→ **EXERCISE AIM**:
Take every line from the listing below that contains "matplotlib".

### RAW DATA ###

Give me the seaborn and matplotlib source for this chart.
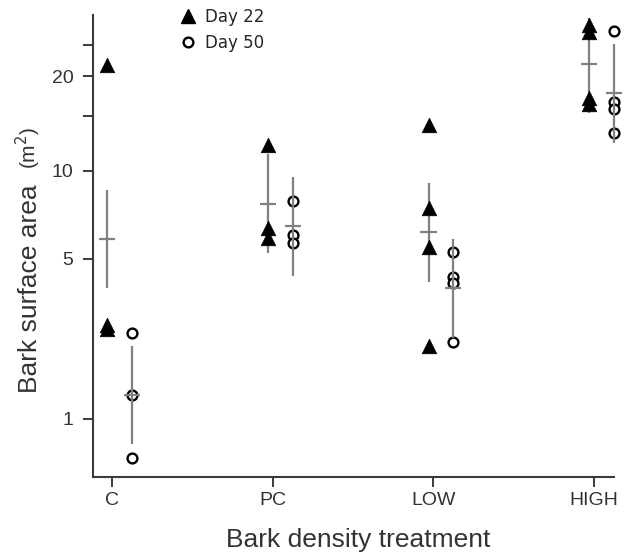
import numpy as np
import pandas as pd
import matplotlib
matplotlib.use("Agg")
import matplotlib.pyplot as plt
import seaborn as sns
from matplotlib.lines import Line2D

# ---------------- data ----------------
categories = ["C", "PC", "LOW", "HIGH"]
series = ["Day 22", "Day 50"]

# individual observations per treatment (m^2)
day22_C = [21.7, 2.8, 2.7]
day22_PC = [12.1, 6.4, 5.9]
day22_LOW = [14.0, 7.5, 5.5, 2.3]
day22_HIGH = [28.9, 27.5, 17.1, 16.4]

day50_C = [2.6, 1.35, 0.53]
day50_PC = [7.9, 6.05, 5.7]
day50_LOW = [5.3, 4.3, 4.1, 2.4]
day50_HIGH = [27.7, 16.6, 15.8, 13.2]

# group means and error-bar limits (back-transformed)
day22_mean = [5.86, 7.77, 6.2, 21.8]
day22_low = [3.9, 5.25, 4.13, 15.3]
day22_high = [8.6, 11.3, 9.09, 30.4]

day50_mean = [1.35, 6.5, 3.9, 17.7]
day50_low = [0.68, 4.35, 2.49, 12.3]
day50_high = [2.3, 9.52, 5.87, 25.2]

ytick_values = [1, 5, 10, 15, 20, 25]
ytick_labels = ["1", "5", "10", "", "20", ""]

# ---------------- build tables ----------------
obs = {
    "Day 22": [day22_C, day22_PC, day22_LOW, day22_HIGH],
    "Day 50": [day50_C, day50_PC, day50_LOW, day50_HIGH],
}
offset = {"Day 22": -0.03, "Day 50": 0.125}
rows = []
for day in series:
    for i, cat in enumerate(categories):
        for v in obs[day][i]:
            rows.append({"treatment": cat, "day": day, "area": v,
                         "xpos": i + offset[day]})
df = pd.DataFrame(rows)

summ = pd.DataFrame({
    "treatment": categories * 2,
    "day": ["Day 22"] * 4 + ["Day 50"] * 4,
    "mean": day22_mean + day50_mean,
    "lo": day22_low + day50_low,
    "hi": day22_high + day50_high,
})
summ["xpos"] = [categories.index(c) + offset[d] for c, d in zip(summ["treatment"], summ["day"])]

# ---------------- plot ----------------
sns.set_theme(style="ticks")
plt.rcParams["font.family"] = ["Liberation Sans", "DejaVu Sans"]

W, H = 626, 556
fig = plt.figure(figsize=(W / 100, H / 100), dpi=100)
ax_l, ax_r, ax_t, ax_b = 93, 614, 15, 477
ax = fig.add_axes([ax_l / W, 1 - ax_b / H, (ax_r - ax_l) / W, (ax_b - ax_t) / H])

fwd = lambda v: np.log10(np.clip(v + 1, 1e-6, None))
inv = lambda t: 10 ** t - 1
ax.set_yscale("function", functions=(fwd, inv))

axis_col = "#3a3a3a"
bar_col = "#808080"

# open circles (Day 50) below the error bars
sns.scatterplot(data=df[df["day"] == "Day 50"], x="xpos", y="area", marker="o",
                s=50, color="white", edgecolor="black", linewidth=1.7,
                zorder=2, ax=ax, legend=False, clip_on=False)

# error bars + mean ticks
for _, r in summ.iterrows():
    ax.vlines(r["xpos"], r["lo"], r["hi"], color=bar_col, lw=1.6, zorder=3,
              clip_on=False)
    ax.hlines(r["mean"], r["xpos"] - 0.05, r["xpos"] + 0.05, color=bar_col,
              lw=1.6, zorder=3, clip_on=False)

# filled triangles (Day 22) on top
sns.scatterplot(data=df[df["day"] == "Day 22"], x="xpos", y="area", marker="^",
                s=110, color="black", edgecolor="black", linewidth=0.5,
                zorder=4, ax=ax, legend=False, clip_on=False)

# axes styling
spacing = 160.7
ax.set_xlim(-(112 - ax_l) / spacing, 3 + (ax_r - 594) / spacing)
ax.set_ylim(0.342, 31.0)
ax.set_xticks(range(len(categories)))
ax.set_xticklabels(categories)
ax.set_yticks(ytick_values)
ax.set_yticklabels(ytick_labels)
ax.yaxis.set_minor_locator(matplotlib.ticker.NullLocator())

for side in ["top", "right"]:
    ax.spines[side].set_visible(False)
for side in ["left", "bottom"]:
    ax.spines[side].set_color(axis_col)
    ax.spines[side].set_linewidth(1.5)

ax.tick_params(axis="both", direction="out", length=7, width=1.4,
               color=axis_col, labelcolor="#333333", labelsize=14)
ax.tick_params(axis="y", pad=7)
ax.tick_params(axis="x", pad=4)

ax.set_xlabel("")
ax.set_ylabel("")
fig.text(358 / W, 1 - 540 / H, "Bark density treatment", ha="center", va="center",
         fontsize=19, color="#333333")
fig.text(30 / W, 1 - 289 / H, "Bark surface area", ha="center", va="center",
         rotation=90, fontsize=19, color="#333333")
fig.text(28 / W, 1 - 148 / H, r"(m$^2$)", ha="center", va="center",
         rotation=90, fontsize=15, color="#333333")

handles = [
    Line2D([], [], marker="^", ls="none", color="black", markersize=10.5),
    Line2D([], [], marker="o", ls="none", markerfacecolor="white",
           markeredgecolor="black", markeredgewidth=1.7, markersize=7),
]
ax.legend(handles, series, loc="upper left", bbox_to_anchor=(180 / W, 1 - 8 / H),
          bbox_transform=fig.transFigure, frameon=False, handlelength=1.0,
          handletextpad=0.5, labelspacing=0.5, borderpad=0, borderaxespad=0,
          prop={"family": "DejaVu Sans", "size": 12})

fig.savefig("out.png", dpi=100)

###

→ **RESPONSE FOR THIS EXERCISE**:
Give me the seaborn and matplotlib source for this chart.
import matplotlib
matplotlib.use("Agg")
import matplotlib.pyplot as plt
from matplotlib.lines import Line2D
ax.yaxis.set_minor_locator(matplotlib.ticker.NullLocator())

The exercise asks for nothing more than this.